4–6 Apr 2011
ETH Zurich, Campus Science City, HIT Building
Europe/Zurich timezone

The symmetry and strength of the electron-phonon coupling in cuprates single crystals by Ultrafast Electron Crystallography.

6 Apr 2011, 13:00
40m
ETH Zurich, Campus Science City, HIT Building

ETH Zurich, Campus Science City, HIT Building

Speaker

Fabrizio Carbone (EPFL)

Description

The phonon-mediated attractive interaction between carriers leads to the Cooper pair formation in conventional superconductors. Despite decades of research, the glue holding Cooper pairs in high-temperature superconducting cuprates is still controversial, and the same is true as for the relative involvement of structural and electronic degrees of freedom. Ultrafast electron crystallography (UEC) offers, through observation of spatio-temporally resolved diffraction, the means for determining structural dynamics and the possible role of electron-lattice interaction. A polarized femtosecond (fs) laser pulse excites the charge carriers, which relax through electron-electron and electron-phonon coupling, and the consequential structural distortion is followed diffracting fs electron pulses.
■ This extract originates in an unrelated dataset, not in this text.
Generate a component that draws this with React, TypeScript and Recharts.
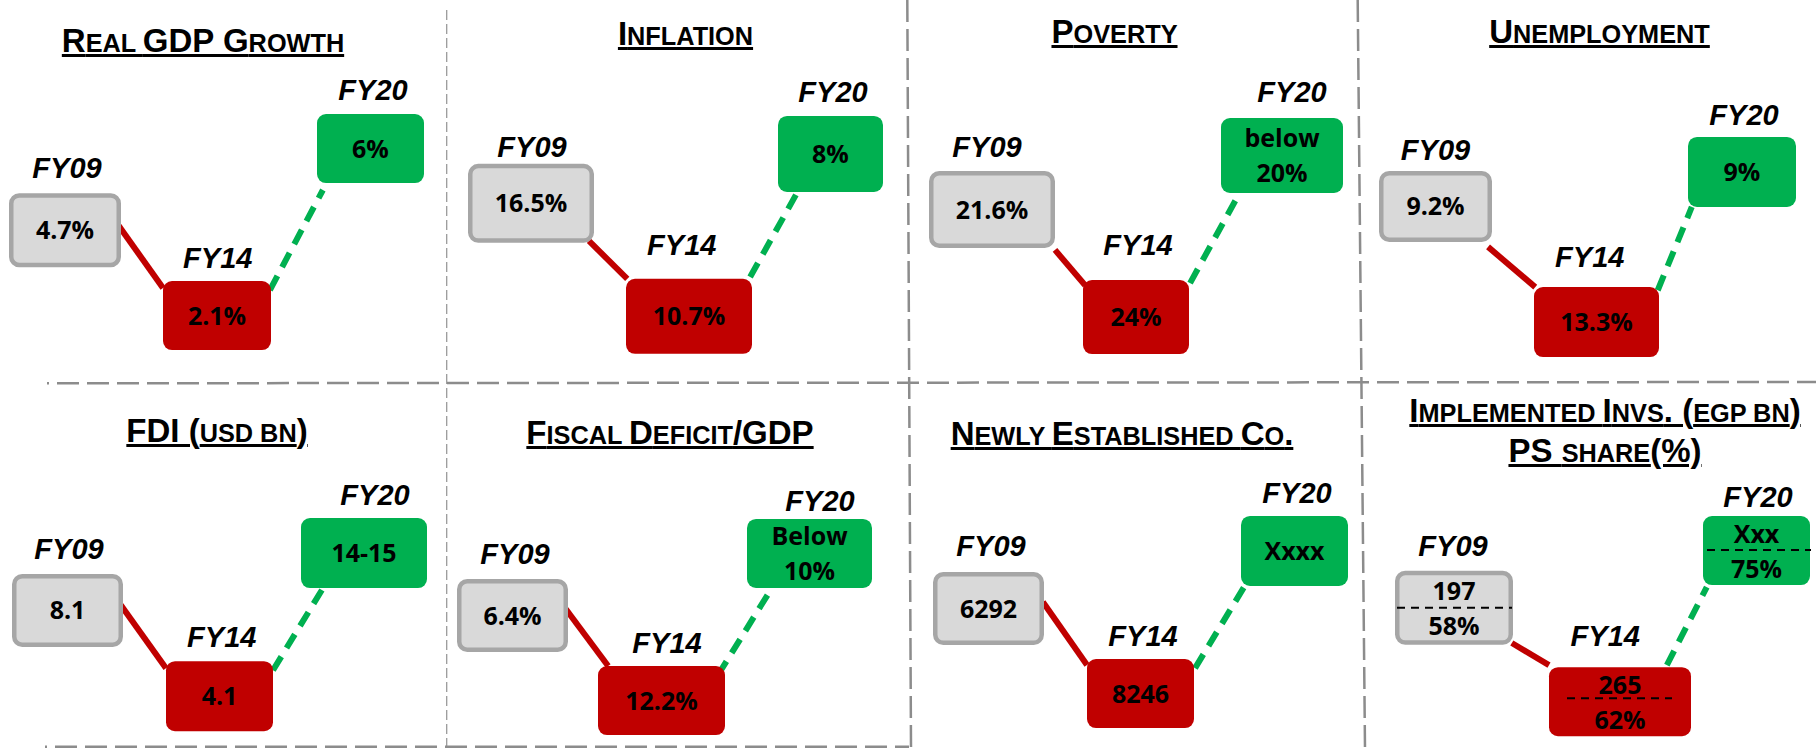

In this talk, the recent findings obtained on single crystal samples are summarized. In particular, we show the strength and symmetry of the directional electron-phonon coupling in BSCCO; the theoretical implications of these results are discussed with focus on the possibility of charge stripes being significant in accounting for the observed polarization anisotropy. We show that while the average electron-phonon coupling at optimal doping is rather weak, consistent with literature reports, selected atomic motions can be coupled much stronger to polarized excitations. The coupling to the out-of plane motions of oxygen ions is also found to gain strength and exhibit a dramatic temperature dependence at lower doping. The characteristic time for electron-phonon scattering is obtained for these particular modes, and is found to be comparable to the time-scale associated to the magnetic exchange energy J.